SHORT EXERCISE> Extract the lines that carry the string "standalone" from the listing.

DATA SECTION>
=-=-=
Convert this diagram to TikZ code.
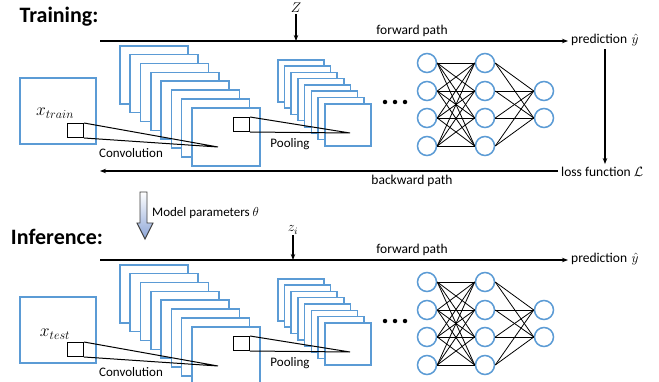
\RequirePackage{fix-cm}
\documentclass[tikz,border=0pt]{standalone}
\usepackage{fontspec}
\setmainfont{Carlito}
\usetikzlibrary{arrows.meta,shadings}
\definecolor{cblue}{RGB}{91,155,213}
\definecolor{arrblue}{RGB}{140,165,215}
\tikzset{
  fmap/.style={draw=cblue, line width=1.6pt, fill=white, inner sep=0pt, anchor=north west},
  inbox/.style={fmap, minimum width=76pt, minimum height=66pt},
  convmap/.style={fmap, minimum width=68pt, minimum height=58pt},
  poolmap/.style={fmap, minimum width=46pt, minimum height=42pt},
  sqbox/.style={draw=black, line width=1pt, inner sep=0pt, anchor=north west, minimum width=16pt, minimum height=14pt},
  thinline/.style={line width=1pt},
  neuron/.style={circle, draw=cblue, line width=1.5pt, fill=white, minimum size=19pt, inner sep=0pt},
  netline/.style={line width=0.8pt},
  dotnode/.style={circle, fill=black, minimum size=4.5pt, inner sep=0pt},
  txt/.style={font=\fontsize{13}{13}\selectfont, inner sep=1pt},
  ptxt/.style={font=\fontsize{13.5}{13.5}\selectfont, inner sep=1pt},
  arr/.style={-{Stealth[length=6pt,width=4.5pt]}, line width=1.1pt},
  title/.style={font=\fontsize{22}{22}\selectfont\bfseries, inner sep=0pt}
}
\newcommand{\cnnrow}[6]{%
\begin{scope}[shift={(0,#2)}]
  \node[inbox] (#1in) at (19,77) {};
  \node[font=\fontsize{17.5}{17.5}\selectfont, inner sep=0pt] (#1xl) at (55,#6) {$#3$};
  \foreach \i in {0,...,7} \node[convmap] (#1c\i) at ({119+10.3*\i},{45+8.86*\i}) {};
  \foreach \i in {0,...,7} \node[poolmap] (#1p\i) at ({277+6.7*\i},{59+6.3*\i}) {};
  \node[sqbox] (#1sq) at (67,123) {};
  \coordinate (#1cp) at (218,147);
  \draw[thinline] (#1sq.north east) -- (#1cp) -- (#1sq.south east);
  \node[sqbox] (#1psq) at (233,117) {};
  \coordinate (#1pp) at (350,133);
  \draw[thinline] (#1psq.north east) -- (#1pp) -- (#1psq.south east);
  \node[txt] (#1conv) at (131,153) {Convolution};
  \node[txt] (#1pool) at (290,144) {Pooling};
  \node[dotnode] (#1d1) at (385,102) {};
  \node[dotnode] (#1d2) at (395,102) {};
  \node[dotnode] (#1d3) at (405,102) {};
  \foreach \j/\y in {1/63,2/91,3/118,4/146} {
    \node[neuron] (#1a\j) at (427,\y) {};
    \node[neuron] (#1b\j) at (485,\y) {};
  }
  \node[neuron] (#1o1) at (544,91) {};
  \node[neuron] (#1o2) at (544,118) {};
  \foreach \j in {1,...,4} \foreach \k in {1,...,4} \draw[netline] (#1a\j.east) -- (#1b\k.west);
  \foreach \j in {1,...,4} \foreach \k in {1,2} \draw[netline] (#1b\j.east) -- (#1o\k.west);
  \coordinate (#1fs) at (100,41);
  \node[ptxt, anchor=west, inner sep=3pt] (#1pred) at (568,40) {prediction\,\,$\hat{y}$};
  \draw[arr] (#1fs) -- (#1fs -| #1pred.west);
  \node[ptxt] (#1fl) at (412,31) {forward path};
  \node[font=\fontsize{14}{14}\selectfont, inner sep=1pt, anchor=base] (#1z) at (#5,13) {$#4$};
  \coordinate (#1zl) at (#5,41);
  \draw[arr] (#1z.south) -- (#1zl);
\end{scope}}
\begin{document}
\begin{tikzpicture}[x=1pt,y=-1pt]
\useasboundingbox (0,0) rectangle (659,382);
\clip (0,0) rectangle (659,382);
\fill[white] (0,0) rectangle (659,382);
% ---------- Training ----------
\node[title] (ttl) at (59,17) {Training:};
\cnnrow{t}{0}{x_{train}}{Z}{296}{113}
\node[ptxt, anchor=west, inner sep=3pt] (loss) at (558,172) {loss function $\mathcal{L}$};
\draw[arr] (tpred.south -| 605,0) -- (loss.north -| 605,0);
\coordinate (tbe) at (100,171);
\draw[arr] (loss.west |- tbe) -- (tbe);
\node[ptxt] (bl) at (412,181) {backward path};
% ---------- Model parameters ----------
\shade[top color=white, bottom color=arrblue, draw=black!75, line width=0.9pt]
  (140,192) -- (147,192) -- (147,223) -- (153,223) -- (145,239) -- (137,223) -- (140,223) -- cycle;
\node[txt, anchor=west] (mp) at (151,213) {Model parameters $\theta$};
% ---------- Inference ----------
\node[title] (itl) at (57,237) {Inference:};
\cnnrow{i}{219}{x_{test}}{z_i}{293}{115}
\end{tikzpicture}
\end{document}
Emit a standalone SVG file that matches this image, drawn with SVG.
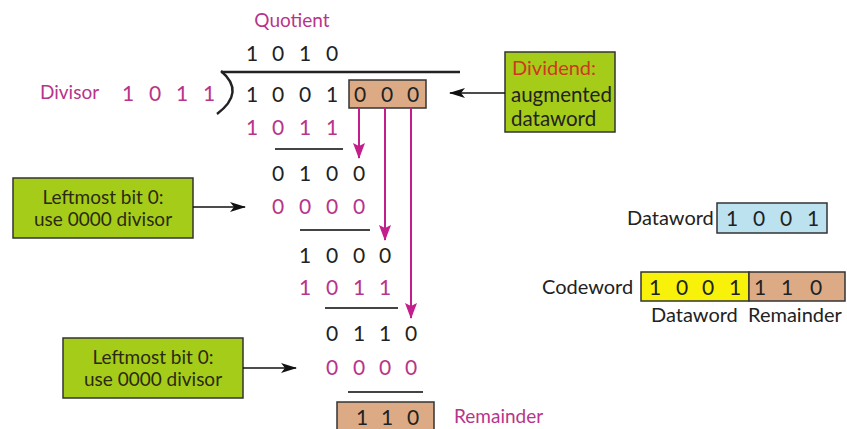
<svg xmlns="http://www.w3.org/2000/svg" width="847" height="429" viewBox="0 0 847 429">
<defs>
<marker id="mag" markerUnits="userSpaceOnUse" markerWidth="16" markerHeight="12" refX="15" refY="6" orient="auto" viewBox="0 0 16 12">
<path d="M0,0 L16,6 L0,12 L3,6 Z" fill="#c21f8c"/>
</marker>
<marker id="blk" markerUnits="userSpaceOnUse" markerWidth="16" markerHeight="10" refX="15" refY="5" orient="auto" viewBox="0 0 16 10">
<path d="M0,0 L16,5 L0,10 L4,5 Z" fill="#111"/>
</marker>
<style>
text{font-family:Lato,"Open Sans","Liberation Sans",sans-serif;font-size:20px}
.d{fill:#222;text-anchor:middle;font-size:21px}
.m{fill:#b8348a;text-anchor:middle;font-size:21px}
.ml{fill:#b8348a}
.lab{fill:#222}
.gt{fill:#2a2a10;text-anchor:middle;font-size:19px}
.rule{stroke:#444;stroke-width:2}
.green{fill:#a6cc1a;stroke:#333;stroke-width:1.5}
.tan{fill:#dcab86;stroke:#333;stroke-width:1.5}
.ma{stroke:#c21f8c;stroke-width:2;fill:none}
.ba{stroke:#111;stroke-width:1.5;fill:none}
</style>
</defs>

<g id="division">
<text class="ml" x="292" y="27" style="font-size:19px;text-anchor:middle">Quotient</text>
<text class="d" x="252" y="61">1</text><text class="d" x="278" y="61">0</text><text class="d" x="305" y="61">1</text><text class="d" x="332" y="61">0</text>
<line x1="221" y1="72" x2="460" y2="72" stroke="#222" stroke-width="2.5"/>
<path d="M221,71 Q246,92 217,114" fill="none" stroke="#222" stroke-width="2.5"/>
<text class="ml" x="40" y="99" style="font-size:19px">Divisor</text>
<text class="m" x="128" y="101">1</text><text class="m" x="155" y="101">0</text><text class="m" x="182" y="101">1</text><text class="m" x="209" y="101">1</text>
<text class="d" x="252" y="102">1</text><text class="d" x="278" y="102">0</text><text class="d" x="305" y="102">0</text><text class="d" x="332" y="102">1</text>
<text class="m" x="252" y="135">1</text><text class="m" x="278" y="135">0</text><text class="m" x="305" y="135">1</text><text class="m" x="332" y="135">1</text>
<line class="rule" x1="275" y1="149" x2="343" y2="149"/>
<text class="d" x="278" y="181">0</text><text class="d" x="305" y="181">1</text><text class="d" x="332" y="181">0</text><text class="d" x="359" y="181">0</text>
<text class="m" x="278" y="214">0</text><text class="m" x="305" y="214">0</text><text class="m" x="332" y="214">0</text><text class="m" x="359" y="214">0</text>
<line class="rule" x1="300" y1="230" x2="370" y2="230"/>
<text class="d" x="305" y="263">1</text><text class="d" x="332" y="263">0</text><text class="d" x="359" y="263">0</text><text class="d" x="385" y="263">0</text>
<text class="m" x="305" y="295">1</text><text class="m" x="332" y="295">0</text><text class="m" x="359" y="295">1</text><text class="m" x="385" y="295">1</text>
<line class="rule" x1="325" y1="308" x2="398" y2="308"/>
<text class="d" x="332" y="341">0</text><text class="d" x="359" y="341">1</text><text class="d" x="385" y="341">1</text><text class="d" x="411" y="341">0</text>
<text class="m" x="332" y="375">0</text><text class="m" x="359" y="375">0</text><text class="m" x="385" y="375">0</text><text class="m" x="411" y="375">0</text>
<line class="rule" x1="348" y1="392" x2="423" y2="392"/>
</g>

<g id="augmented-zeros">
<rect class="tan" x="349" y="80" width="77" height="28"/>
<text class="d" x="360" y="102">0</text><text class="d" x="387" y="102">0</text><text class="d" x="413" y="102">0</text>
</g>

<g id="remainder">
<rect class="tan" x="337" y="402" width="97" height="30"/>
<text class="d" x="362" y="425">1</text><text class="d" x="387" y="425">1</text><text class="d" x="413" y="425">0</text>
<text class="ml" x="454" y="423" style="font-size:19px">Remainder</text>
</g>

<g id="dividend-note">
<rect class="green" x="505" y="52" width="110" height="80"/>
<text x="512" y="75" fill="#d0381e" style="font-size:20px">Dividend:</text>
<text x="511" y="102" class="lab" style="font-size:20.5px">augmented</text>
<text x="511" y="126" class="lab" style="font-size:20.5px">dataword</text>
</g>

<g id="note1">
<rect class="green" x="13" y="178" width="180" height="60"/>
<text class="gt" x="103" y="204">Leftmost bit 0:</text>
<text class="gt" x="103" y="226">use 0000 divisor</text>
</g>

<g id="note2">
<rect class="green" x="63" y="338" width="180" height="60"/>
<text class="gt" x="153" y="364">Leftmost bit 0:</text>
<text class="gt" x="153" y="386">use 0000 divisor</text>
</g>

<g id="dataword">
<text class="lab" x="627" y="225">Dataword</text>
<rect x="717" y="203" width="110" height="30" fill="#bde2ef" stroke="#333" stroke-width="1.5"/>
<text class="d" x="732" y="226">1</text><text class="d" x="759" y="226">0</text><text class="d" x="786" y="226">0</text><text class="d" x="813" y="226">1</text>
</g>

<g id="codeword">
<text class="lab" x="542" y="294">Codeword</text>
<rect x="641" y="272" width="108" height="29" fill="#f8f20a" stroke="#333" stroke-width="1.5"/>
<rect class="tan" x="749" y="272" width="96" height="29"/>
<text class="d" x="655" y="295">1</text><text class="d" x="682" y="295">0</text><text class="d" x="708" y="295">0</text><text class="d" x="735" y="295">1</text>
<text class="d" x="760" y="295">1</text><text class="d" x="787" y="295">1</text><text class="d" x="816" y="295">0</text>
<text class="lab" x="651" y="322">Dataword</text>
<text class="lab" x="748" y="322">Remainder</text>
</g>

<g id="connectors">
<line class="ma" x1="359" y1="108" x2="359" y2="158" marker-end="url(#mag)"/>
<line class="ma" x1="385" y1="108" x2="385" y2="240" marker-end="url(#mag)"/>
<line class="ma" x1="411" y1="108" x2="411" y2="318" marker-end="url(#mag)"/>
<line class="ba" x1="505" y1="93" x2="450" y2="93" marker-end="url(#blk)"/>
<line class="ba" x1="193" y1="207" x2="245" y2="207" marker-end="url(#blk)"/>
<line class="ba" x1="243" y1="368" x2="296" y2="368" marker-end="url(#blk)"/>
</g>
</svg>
=-=-=
EXERCISE RESPONSE>
\documentclass[tikz,border=0pt]{standalone}
Emit a standalone SVG file that matches this image, drawn with SVG.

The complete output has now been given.